Required task:
Only the pictures stay out; every record is to be quoted exactly.

===== Material provided

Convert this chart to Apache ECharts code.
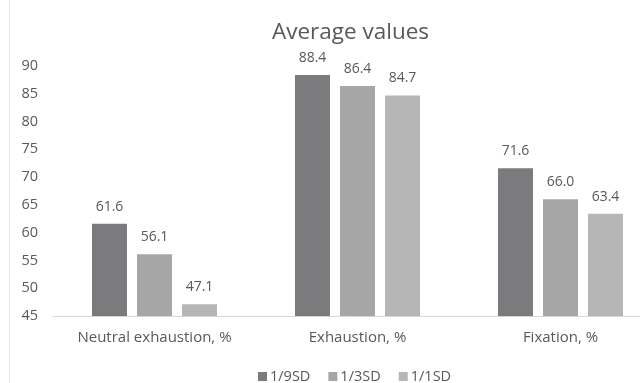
<!DOCTYPE html>
<html>
<head>
<meta charset="utf-8">
<script src="https://cdn.jsdelivr.net/npm/echarts@6/dist/echarts.min.js"></script>
<style>
  html, body { margin: 0; padding: 0; background: #ffffff; }
  #chart { width: 640px; height: 383px; }
</style>
</head>
<body>
<div id="chart"></div>
<script>
// Categories and series values
const categories = ['Neutral exhaustion, %', 'Exhaustion, %', 'Fixation, %'];
const seriesNames = ['1/9SD', '1/3SD', '1/1SD'];
const values19SD = [61.6, 88.4, 71.6];
const values13SD = [56.1, 86.4, 66.0];
const values11SD = [47.1, 84.7, 63.4];
const yTicks = { min: 45, max: 90, interval: 5 };

const colors = ['#7b7b7d', '#a6a6a6', '#b6b6b6'];
const fontFamily = '"Open Sans", "Noto Sans", sans-serif';
const textColor = '#595959';

const chart = echarts.init(document.getElementById('chart'), null, { renderer: 'canvas' });

function barSeries(name, data, color) {
  return {
    name: name,
    type: 'bar',
    data: data,
    barWidth: 35,
    barGap: '28.6%',
    itemStyle: { color: color },
    label: {
      show: true,
      position: 'top',
      distance: 10,
      formatter: p => p.value.toFixed(1),
      color: textColor,
      fontFamily: fontFamily,
      fontSize: 14
    }
  };
}

chart.setOption({
  animation: false,
  backgroundColor: '#ffffff',
  color: colors,
  title: {
    text: 'Average values',
    left: 267,
    top: 16,
    textStyle: { fontFamily: fontFamily, fontSize: 22.5, fontWeight: 'normal', color: textColor }
  },
  legend: {
    data: seriesNames,
    left: 253,
    top: 364,
    icon: 'rect',
    itemWidth: 9,
    itemHeight: 9,
    itemGap: 18,
    textStyle: { fontFamily: fontFamily, fontSize: 14.5, color: textColor, padding: [0, 0, 0, -2] }
  },
  grid: { left: 53, top: 66, width: 609, height: 250, containLabel: false, outerBoundsMode: 'none' },
  xAxis: {
    type: 'category',
    data: categories,
    axisLine: { lineStyle: { color: '#d9d9d9', width: 1 } },
    axisTick: { show: false },
    axisLabel: { margin: 14, fontFamily: fontFamily, fontSize: 15, color: textColor }
  },
  yAxis: {
    type: 'value',
    min: yTicks.min,
    max: yTicks.max,
    interval: yTicks.interval,
    splitLine: { show: false },
    axisLine: { show: false },
    axisTick: { show: false },
    axisLabel: { margin: 15, fontFamily: fontFamily, fontSize: 14.5, color: textColor }
  },
  graphic: [{
    type: 'line',
    shape: { x1: 9.5, y1: 0, x2: 9.5, y2: 383 },
    style: { stroke: '#e6e6e6', lineWidth: 1 }
  }],
  series: [
    barSeries(seriesNames[0], values19SD, colors[0]),
    barSeries(seriesNames[1], values13SD, colors[1]),
    barSeries(seriesNames[2], values11SD, colors[2])
  ]
});
</script>
</body>
</html>
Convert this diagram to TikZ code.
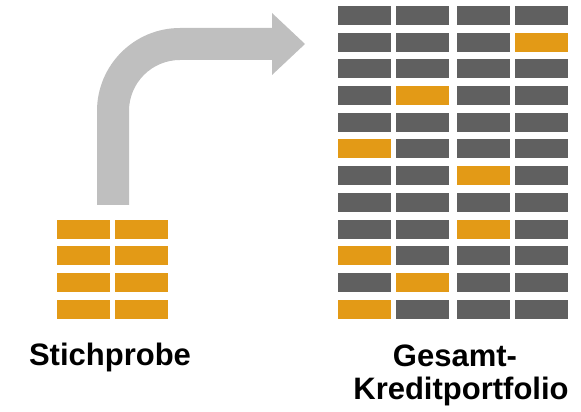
\documentclass[tikz,border=0pt]{standalone}
\usepackage{fontspec}
\setmainfont{Liberation Sans}
\definecolor{cellgray}{HTML}{606060}
\definecolor{cellorange}{HTML}{E39A16}
\definecolor{arrowgray}{HTML}{BFBFBF}
\newcommand{\PortfolioRowStep}{26.7}
\newcommand{\PortfolioTop}{396.5}

\begin{document}
\begin{tikzpicture}[x=1pt, y=1pt,
		cell/.style={fill=cellgray, minimum width=53pt, minimum height=19pt, inner sep=0pt, outer sep=0pt},
		titletext/.style={font=\bfseries\fontsize{31}{33}\selectfont, inner sep=0pt, align=center}]
	\useasboundingbox (0,0) rectangle (581,412);
	% Gesamt-Kreditportfolio
	\foreach \r in {0,...,11} {
		\foreach \c/\x in {1/364.5, 2/422.5, 3/483.5, 4/541.5} {
			\node[cell] (g-\r-\c) at (\x, {\PortfolioTop-\PortfolioRowStep*\r}) {};
		}
	}
	\foreach \r/\c in {1/4, 3/2, 5/1, 6/3, 8/3, 9/1, 10/2, 11/1} {
		\fill[cellorange] (g-\r-\c.south west) rectangle (g-\r-\c.north east);
	}
	% Stichprobe
	\foreach \r in {8,...,11} {
		\foreach \c/\x in {1/83.5, 2/141.5} {
			\node[cell, fill=cellorange] (s-\r-\c) at (\x, {\PortfolioTop-\PortfolioRowStep*\r}) {};
		}
	}
	% Pfeil
	\fill[arrowgray] (97,207) -- (97,301) arc (180:90:83) -- (272,384) -- (272,399)
		-- (305,368) -- (272,337) -- (272,352) -- (180,352) arc (90:180:51) -- (129,207) -- cycle;
	\node[titletext, anchor=base] (sample) at (110,46) {Stichprobe};
	\node[titletext, anchor=base] (portfolio) at (455,45) {Gesamt-};
	\node[titletext, anchor=base] (portfolio2) at (461,12) {Kreditportfolio};
\end{tikzpicture}
\end{document}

==========

Response to this exercise:
Convert this chart to Apache ECharts code.
<!DOCTYPE html>
<html>
<head>
<meta charset="utf-8">
<script src="https://cdn.jsdelivr.net/npm/echarts@6/dist/echarts.min.js"></script>
<style>
  html, body { margin: 0; padding: 0; background: #ffffff; }
  #chart { width: 640px; height: 383px; }
</style>
</head>
<body>
<div id="chart"></div>
<script>
// Categories and series values
const categories = ['Neutral exhaustion, %', 'Exhaustion, %', 'Fixation, %'];
const seriesNames = ['1/9SD', '1/3SD', '1/1SD'];
const values19SD = [61.6, 88.4, 71.6];
const values13SD = [56.1, 86.4, 66.0];
const values11SD = [47.1, 84.7, 63.4];
const yTicks = { min: 45, max: 90, interval: 5 };

const colors = ['#7b7b7d', '#a6a6a6', '#b6b6b6'];
const fontFamily = '"Open Sans", "Noto Sans", sans-serif';
const textColor = '#595959';

const chart = echarts.init(document.getElementById('chart'), null, { renderer: 'canvas' });

function barSeries(name, data, color) {
  return {
    name: name,
    type: 'bar',
    data: data,
    barWidth: 35,
    barGap: '28.6%',
    itemStyle: { color: color },
    label: {
      show: true,
      position: 'top',
      distance: 10,
      formatter: p => p.value.toFixed(1),
      color: textColor,
      fontFamily: fontFamily,
      fontSize: 14
    }
  };
}

chart.setOption({
  animation: false,
  backgroundColor: '#ffffff',
  color: colors,
  title: {
    text: 'Average values',
    left: 267,
    top: 16,
    textStyle: { fontFamily: fontFamily, fontSize: 22.5, fontWeight: 'normal', color: textColor }
  },
  legend: {
    data: seriesNames,
    left: 253,
    top: 364,
    icon: 'rect',
    itemWidth: 9,
    itemHeight: 9,
    itemGap: 18,
    textStyle: { fontFamily: fontFamily, fontSize: 14.5, color: textColor, padding: [0, 0, 0, -2] }
  },
  grid: { left: 53, top: 66, width: 609, height: 250, containLabel: false, outerBoundsMode: 'none' },
  xAxis: {
    type: 'category',
    data: categories,
    axisLine: { lineStyle: { color: '#d9d9d9', width: 1 } },
    axisTick: { show: false },
    axisLabel: { margin: 14, fontFamily: fontFamily, fontSize: 15, color: textColor }
  },
  yAxis: {
    type: 'value',
    min: yTicks.min,
    max: yTicks.max,
    interval: yTicks.interval,
    splitLine: { show: false },
    axisLine: { show: false },
    axisTick: { show: false },
    axisLabel: { margin: 15, fontFamily: fontFamily, fontSize: 14.5, color: textColor }
  },
  graphic: [{
    type: 'line',
    shape: { x1: 9.5, y1: 0, x2: 9.5, y2: 383 },
    style: { stroke: '#e6e6e6', lineWidth: 1 }
  }],
  series: [
    barSeries(seriesNames[0], values19SD, colors[0]),
    barSeries(seriesNames[1], values13SD, colors[1]),
    barSeries(seriesNames[2], values11SD, colors[2])
  ]
});
</script>
</body>
</html>
Convert this diagram to TikZ code.
\documentclass[tikz,border=0pt]{standalone}
\usepackage{fontspec}
\setmainfont{Liberation Sans}
\definecolor{cellgray}{HTML}{606060}
\definecolor{cellorange}{HTML}{E39A16}
\definecolor{arrowgray}{HTML}{BFBFBF}
\newcommand{\PortfolioRowStep}{26.7}
\newcommand{\PortfolioTop}{396.5}

\begin{document}
\begin{tikzpicture}[x=1pt, y=1pt,
		cell/.style={fill=cellgray, minimum width=53pt, minimum height=19pt, inner sep=0pt, outer sep=0pt},
		titletext/.style={font=\bfseries\fontsize{31}{33}\selectfont, inner sep=0pt, align=center}]
	\useasboundingbox (0,0) rectangle (581,412);
	% Gesamt-Kreditportfolio
	\foreach \r in {0,...,11} {
		\foreach \c/\x in {1/364.5, 2/422.5, 3/483.5, 4/541.5} {
			\node[cell] (g-\r-\c) at (\x, {\PortfolioTop-\PortfolioRowStep*\r}) {};
		}
	}
	\foreach \r/\c in {1/4, 3/2, 5/1, 6/3, 8/3, 9/1, 10/2, 11/1} {
		\fill[cellorange] (g-\r-\c.south west) rectangle (g-\r-\c.north east);
	}
	% Stichprobe
	\foreach \r in {8,...,11} {
		\foreach \c/\x in {1/83.5, 2/141.5} {
			\node[cell, fill=cellorange] (s-\r-\c) at (\x, {\PortfolioTop-\PortfolioRowStep*\r}) {};
		}
	}
	% Pfeil
	\fill[arrowgray] (97,207) -- (97,301) arc (180:90:83) -- (272,384) -- (272,399)
		-- (305,368) -- (272,337) -- (272,352) -- (180,352) arc (90:180:51) -- (129,207) -- cycle;
	\node[titletext, anchor=base] (sample) at (110,46) {Stichprobe};
	\node[titletext, anchor=base] (portfolio) at (455,45) {Gesamt-};
	\node[titletext, anchor=base] (portfolio2) at (461,12) {Kreditportfolio};
\end{tikzpicture}
\end{document}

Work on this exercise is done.